Anti-South-Park Conservatives

I think that Eugene Volokh has nailed the problem with Michelle Malkin’s criticism of Laura Bush’s speech: She doesn’t make the right distinctions.

But, if you read all of Malkin’s article, you’ll also find criticism of South Park. Malkin admits to not being a fan of the show, so it’s difficult to say if she’s watched enough of it to get a good sense of what it’s about.

She complains:

I find that the characters’ foul language overwhelms any entertainment I might otherwise derive from the show’s occasional , right-leaning iconoclastic themes.

I think that if this is true (and I have my doubts), Malkin has a serious psychological handicap that she should try to overcome.

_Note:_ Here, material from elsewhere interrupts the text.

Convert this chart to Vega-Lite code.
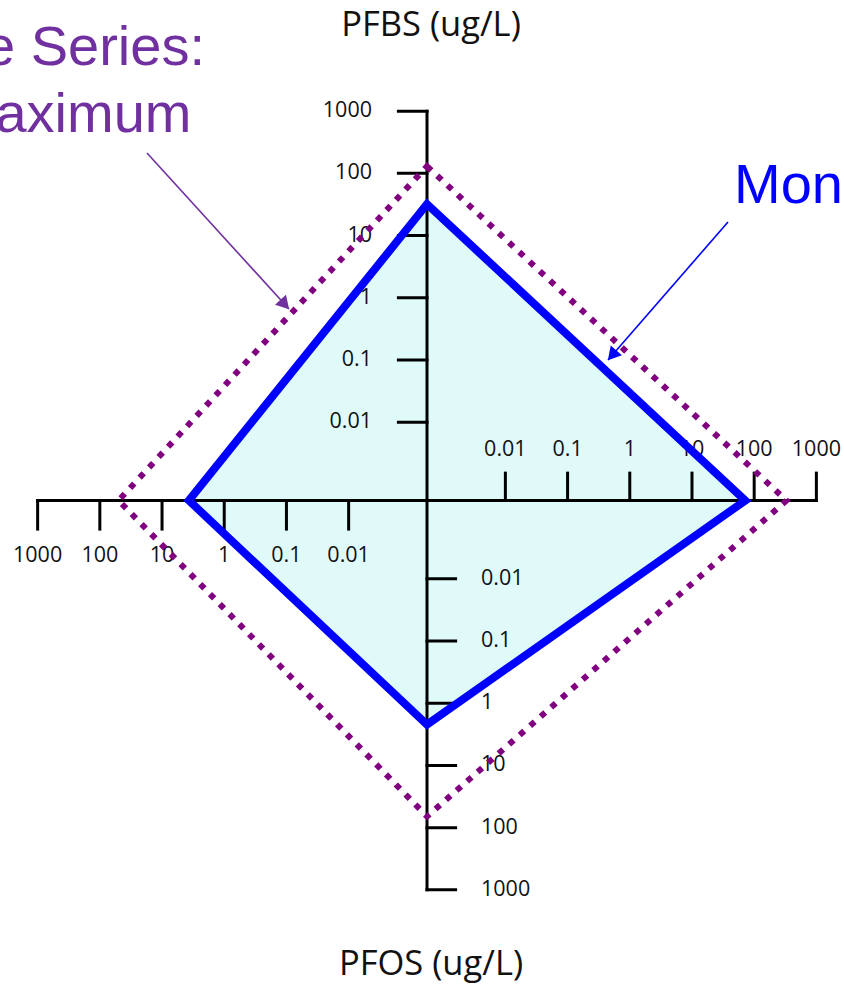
{
  "$schema": "https://vega.github.io/schema/vega-lite/v6.json",
  "width": 844,
  "height": 986,
  "autosize": "none",
  "padding": 0,
  "background": "white",
  "config": {"view": {"stroke": null}},
  "datasets": {
    "profiles": [
      {"series": "Maximum", "axis": "N", "seq": 1, "value": 130},
      {"series": "Maximum", "axis": "E", "seq": 2, "value": 330},
      {"series": "Maximum", "axis": "S", "seq": 3, "value": 66},
      {"series": "Maximum", "axis": "W", "seq": 4, "value": 50},
      {"series": "Monitoring", "axis": "N", "seq": 1, "value": 32},
      {"series": "Monitoring", "axis": "E", "seq": 2, "value": 72},
      {"series": "Monitoring", "axis": "S", "seq": 3, "value": 2.2},
      {"series": "Monitoring", "axis": "W", "seq": 4, "value": 3.7}
    ],
    "ticks": [
      {"axis": "N", "value": 0.01}, {"axis": "N", "value": 0.1}, {"axis": "N", "value": 1},
      {"axis": "N", "value": 10}, {"axis": "N", "value": 100}, {"axis": "N", "value": 1000},
      {"axis": "E", "value": 0.01}, {"axis": "E", "value": 0.1}, {"axis": "E", "value": 1},
      {"axis": "E", "value": 10}, {"axis": "E", "value": 100}, {"axis": "E", "value": 1000},
      {"axis": "S", "value": 0.01}, {"axis": "S", "value": 0.1}, {"axis": "S", "value": 1},
      {"axis": "S", "value": 10}, {"axis": "S", "value": 100}, {"axis": "S", "value": 1000},
      {"axis": "W", "value": 0.01}, {"axis": "W", "value": 0.1}, {"axis": "W", "value": 1},
      {"axis": "W", "value": 10}, {"axis": "W", "value": 100}, {"axis": "W", "value": 1000}
    ],
    "titles": [
      {"text": "PFBS (ug/L)", "x": 0.064, "y": 7.468},
      {"text": "PFOS (ug/L)", "x": 0.064, "y": -7.629}
    ],
    "notes": [
      {"series": "Maximum", "text": "Time Series:", "x": -3.569, "y": 7.002},
      {"series": "Maximum", "text": "Maximum", "x": -3.787, "y": 5.924},
      {"series": "Monitoring", "text": "Monitoring", "x": 4.936, "y": 4.783}
    ],
    "arrows": [
      {"series": "Maximum", "x": -4.502, "y": 5.587, "x2": -2.219, "y2": 3.079},
      {"series": "Monitoring", "x": 4.839, "y": 4.477, "x2": 2.910, "y2": 2.259}
    ]
  },
  "layer": [
    {
      "data": {"name": "profiles"},
      "transform": [
        {"filter": "datum.series === 'Monitoring'"},
        {"calculate": "log(datum.value) / LN10 + 3.26", "as": "r"},
        {"calculate": "datum.axis === 'E' ? datum.r : datum.axis === 'W' ? -datum.r : 0", "as": "px"},
        {"calculate": "datum.axis === 'N' ? datum.r : datum.axis === 'S' ? -datum.r : 0", "as": "py"}
      ],
      "mark": {"type": "line", "interpolate": "linear-closed", "filled": true, "fill": "#E0FAFA", "strokeOpacity": 0},
      "encoding": {
        "x": {"field": "px", "type": "quantitative", "scale": {"domain": [-6.865, 6.704], "nice": false, "zero": false}, "axis": null},
        "y": {"field": "py", "type": "quantitative", "scale": {"domain": [-7.806, 8.047], "nice": false, "zero": false}, "axis": null},
        "order": {"field": "seq", "type": "quantitative"}
      }
    },
    {
      "data": {"name": "ticks"},
      "transform": [
        {"filter": "datum.value === 1000"},
        {"calculate": "log(datum.value) / LN10 + 3.26", "as": "r"},
        {"calculate": "datum.axis === 'E' ? datum.r : datum.axis === 'W' ? -datum.r : 0", "as": "px"},
        {"calculate": "datum.axis === 'N' ? datum.r : datum.axis === 'S' ? -datum.r : 0", "as": "py"},
        {"calculate": "0", "as": "origin"}
      ],
      "mark": {"type": "rule", "color": "#000000", "strokeWidth": 3, "strokeCap": "square"},
      "encoding": {
        "x": {"field": "origin", "type": "quantitative", "scale": {"domain": [-6.865, 6.704], "nice": false, "zero": false}, "axis": null},
        "y": {"field": "origin", "type": "quantitative", "scale": {"domain": [-7.806, 8.047], "nice": false, "zero": false}, "axis": null},
        "x2": {"field": "px"},
        "y2": {"field": "py"}
      }
    },
    {
      "data": {"name": "ticks"},
      "transform": [
        {"calculate": "log(datum.value) / LN10 + 3.26", "as": "r"},
        {"calculate": "datum.axis === 'E' ? datum.r : datum.axis === 'W' ? -datum.r : 0", "as": "px"},
        {"calculate": "datum.axis === 'N' ? datum.r : datum.axis === 'S' ? -datum.r : 0", "as": "py"},
        {"calculate": "datum.px + (datum.axis === 'N' ? -0.46 : datum.axis === 'S' ? 0.46 : 0)", "as": "qx"},
        {"calculate": "datum.py + (datum.axis === 'W' ? -0.46 : datum.axis === 'E' ? 0.44 : 0)", "as": "qy"}
      ],
      "mark": {"type": "rule", "color": "#000000", "strokeWidth": 3, "strokeCap": "square"},
      "encoding": {
        "x": {"field": "px", "type": "quantitative", "scale": {"domain": [-6.865, 6.704], "nice": false, "zero": false}, "axis": null},
        "y": {"field": "py", "type": "quantitative", "scale": {"domain": [-7.806, 8.047], "nice": false, "zero": false}, "axis": null},
        "x2": {"field": "qx"},
        "y2": {"field": "qy"}
      }
    },
    {
      "data": {"name": "ticks"},
      "transform": [
        {"filter": "datum.axis === 'N'"},
        {"calculate": "log(datum.value) / LN10 + 3.26", "as": "r"},
        {"calculate": "0", "as": "origin"}
      ],
      "mark": {"type": "text", "align": "right", "baseline": "middle", "dx": -55, "font": "Open Sans", "fontSize": 21.5, "color": "#111111"},
      "encoding": {
        "x": {"field": "origin", "type": "quantitative", "scale": {"domain": [-6.865, 6.704], "nice": false, "zero": false}, "axis": null},
        "y": {"field": "r", "type": "quantitative", "scale": {"domain": [-7.806, 8.047], "nice": false, "zero": false}, "axis": null},
        "text": {"field": "value", "type": "quantitative", "format": "~g"}
      }
    },
    {
      "data": {"name": "ticks"},
      "transform": [
        {"filter": "datum.axis === 'S'"},
        {"calculate": "-(log(datum.value) / LN10 + 3.26)", "as": "r"},
        {"calculate": "0", "as": "origin"}
      ],
      "mark": {"type": "text", "align": "left", "baseline": "middle", "dx": 54, "font": "Open Sans", "fontSize": 21.5, "color": "#111111"},
      "encoding": {
        "x": {"field": "origin", "type": "quantitative", "scale": {"domain": [-6.865, 6.704], "nice": false, "zero": false}, "axis": null},
        "y": {"field": "r", "type": "quantitative", "scale": {"domain": [-7.806, 8.047], "nice": false, "zero": false}, "axis": null},
        "text": {"field": "value", "type": "quantitative", "format": "~g"}
      }
    },
    {
      "data": {"name": "ticks"},
      "transform": [
        {"filter": "datum.axis === 'W'"},
        {"calculate": "-(log(datum.value) / LN10 + 3.26)", "as": "r"},
        {"calculate": "0", "as": "origin"}
      ],
      "mark": {"type": "text", "align": "center", "baseline": "middle", "dy": 56, "font": "Open Sans", "fontSize": 21.5, "color": "#111111"},
      "encoding": {
        "x": {"field": "r", "type": "quantitative", "scale": {"domain": [-6.865, 6.704], "nice": false, "zero": false}, "axis": null},
        "y": {"field": "origin", "type": "quantitative", "scale": {"domain": [-7.806, 8.047], "nice": false, "zero": false}, "axis": null},
        "text": {"field": "value", "type": "quantitative", "format": "~g"}
      }
    },
    {
      "data": {"name": "ticks"},
      "transform": [
        {"filter": "datum.axis === 'E'"},
        {"calculate": "log(datum.value) / LN10 + 3.26", "as": "r"},
        {"calculate": "0", "as": "origin"}
      ],
      "mark": {"type": "text", "align": "center", "baseline": "middle", "dy": -50, "font": "Open Sans", "fontSize": 21.5, "color": "#111111"},
      "encoding": {
        "x": {"field": "r", "type": "quantitative", "scale": {"domain": [-6.865, 6.704], "nice": false, "zero": false}, "axis": null},
        "y": {"field": "origin", "type": "quantitative", "scale": {"domain": [-7.806, 8.047], "nice": false, "zero": false}, "axis": null},
        "text": {"field": "value", "type": "quantitative", "format": "~g"}
      }
    },
    {
      "data": {"name": "titles"},
      "mark": {"type": "text", "align": "center", "baseline": "alphabetic", "font": "Open Sans", "fontSize": 34.5, "color": "#111111"},
      "encoding": {
        "x": {"field": "x", "type": "quantitative", "scale": {"domain": [-6.865, 6.704], "nice": false, "zero": false}, "axis": null},
        "y": {"field": "y", "type": "quantitative", "scale": {"domain": [-7.806, 8.047], "nice": false, "zero": false}, "axis": null},
        "text": {"field": "text", "type": "nominal"}
      }
    },
    {
      "data": {"name": "profiles"},
      "transform": [
        {"filter": "datum.series === 'Maximum'"},
        {"calculate": "log(datum.value) / LN10 + 3.26", "as": "r"},
        {"calculate": "datum.axis === 'E' ? datum.r : datum.axis === 'W' ? -datum.r : 0", "as": "px"},
        {"calculate": "datum.axis === 'N' ? datum.r : datum.axis === 'S' ? -datum.r : 0", "as": "py"}
      ],
      "mark": {"type": "line", "interpolate": "linear-closed", "color": "#800080", "strokeWidth": 6, "strokeDash": [6, 8], "strokeCap": "butt"},
      "encoding": {
        "x": {"field": "px", "type": "quantitative", "scale": {"domain": [-6.865, 6.704], "nice": false, "zero": false}, "axis": null},
        "y": {"field": "py", "type": "quantitative", "scale": {"domain": [-7.806, 8.047], "nice": false, "zero": false}, "axis": null},
        "order": {"field": "seq", "type": "quantitative"}
      }
    },
    {
      "data": {"name": "profiles"},
      "transform": [
        {"filter": "datum.series === 'Monitoring'"},
        {"calculate": "log(datum.value) / LN10 + 3.26", "as": "r"},
        {"calculate": "datum.axis === 'E' ? datum.r : datum.axis === 'W' ? -datum.r : 0", "as": "px"},
        {"calculate": "datum.axis === 'N' ? datum.r : datum.axis === 'S' ? -datum.r : 0", "as": "py"}
      ],
      "mark": {"type": "line", "interpolate": "linear-closed", "color": "#0000FF", "strokeWidth": 8, "strokeJoin": "miter", "strokeMiterLimit": 10},
      "encoding": {
        "x": {"field": "px", "type": "quantitative", "scale": {"domain": [-6.865, 6.704], "nice": false, "zero": false}, "axis": null},
        "y": {"field": "py", "type": "quantitative", "scale": {"domain": [-7.806, 8.047], "nice": false, "zero": false}, "axis": null},
        "order": {"field": "seq", "type": "quantitative"}
      }
    },
    {
      "data": {"name": "arrows"},
      "mark": {"type": "rule", "strokeWidth": 1.6},
      "encoding": {
        "x": {"field": "x", "type": "quantitative", "scale": {"domain": [-6.865, 6.704], "nice": false, "zero": false}, "axis": null},
        "y": {"field": "y", "type": "quantitative", "scale": {"domain": [-7.806, 8.047], "nice": false, "zero": false}, "axis": null},
        "x2": {"field": "x2"},
        "y2": {"field": "y2"},
        "color": {"field": "series", "type": "nominal", "scale": {"domain": ["Maximum", "Monitoring"], "range": ["#7030A0", "#0000FF"]}, "legend": null}
      }
    },
    {
      "data": {"name": "arrows"},
      "transform": [
        {"calculate": "sqrt(pow(datum.x2 - datum.x, 2) + pow(datum.y2 - datum.y, 2))", "as": "len"},
        {"calculate": "datum.x2 - 0.1 * (datum.x2 - datum.x) / datum.len", "as": "hx"},
        {"calculate": "datum.y2 - 0.1 * (datum.y2 - datum.y) / datum.len", "as": "hy"},
        {"calculate": "(atan2(-(datum.y2 - datum.y), datum.x2 - datum.x) * 180 / PI + 360) % 360", "as": "heading"}
      ],
      "mark": {"type": "point", "shape": "triangle-right", "filled": true, "size": 220, "opacity": 1},
      "encoding": {
        "x": {"field": "hx", "type": "quantitative", "scale": {"domain": [-6.865, 6.704], "nice": false, "zero": false}, "axis": null},
        "y": {"field": "hy", "type": "quantitative", "scale": {"domain": [-7.806, 8.047], "nice": false, "zero": false}, "axis": null},
        "angle": {"field": "heading", "type": "quantitative", "scale": null},
        "color": {"field": "series", "type": "nominal", "scale": {"domain": ["Maximum", "Monitoring"], "range": ["#7030A0", "#0000FF"]}, "legend": null}
      }
    },
    {
      "data": {"name": "notes"},
      "transform": [{"filter": "datum.series === 'Maximum'"}],
      "mark": {"type": "text", "align": "right", "baseline": "alphabetic", "font": "Liberation Sans", "fontSize": 56, "color": "#7030A0"},
      "encoding": {
        "x": {"field": "x", "type": "quantitative", "scale": {"domain": [-6.865, 6.704], "nice": false, "zero": false}, "axis": null},
        "y": {"field": "y", "type": "quantitative", "scale": {"domain": [-7.806, 8.047], "nice": false, "zero": false}, "axis": null},
        "text": {"field": "text", "type": "nominal"}
      }
    },
    {
      "data": {"name": "notes"},
      "transform": [{"filter": "datum.series === 'Monitoring'"}],
      "mark": {"type": "text", "align": "left", "baseline": "alphabetic", "font": "Liberation Sans", "fontSize": 56, "color": "#0000FF"},
      "encoding": {
        "x": {"field": "x", "type": "quantitative", "scale": {"domain": [-6.865, 6.704], "nice": false, "zero": false}, "axis": null},
        "y": {"field": "y", "type": "quantitative", "scale": {"domain": [-7.806, 8.047], "nice": false, "zero": false}, "axis": null},
        "text": {"field": "text", "type": "nominal"}
      }
    }
  ]
}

She puts form over substance, and is compelled to apply prejudice where she should exercise judgment.

The simple-minded application of rigid rules does not indicate sophistication or admirable good taste. It blocks thought. This is not a good thing.

I think that South Park makes excellent use of foul language. I think that the vulgarity serves the purpose of helping the open-minded viewers get past stale conventions and focus on the situations and ideas of the show. People who can’t enjoy the journey with the kids because of language hang-ups are missing a lot, and they will find it difficult to appreciate many things in life outside of South Park, as well.

Many conservatives have too narrow a conception of what is appropriate behavior. Etiquette can be useful, but not all of life has to be treated as a formal tea-party. It’s good to be able to tolerate (and command) a wide range of expression.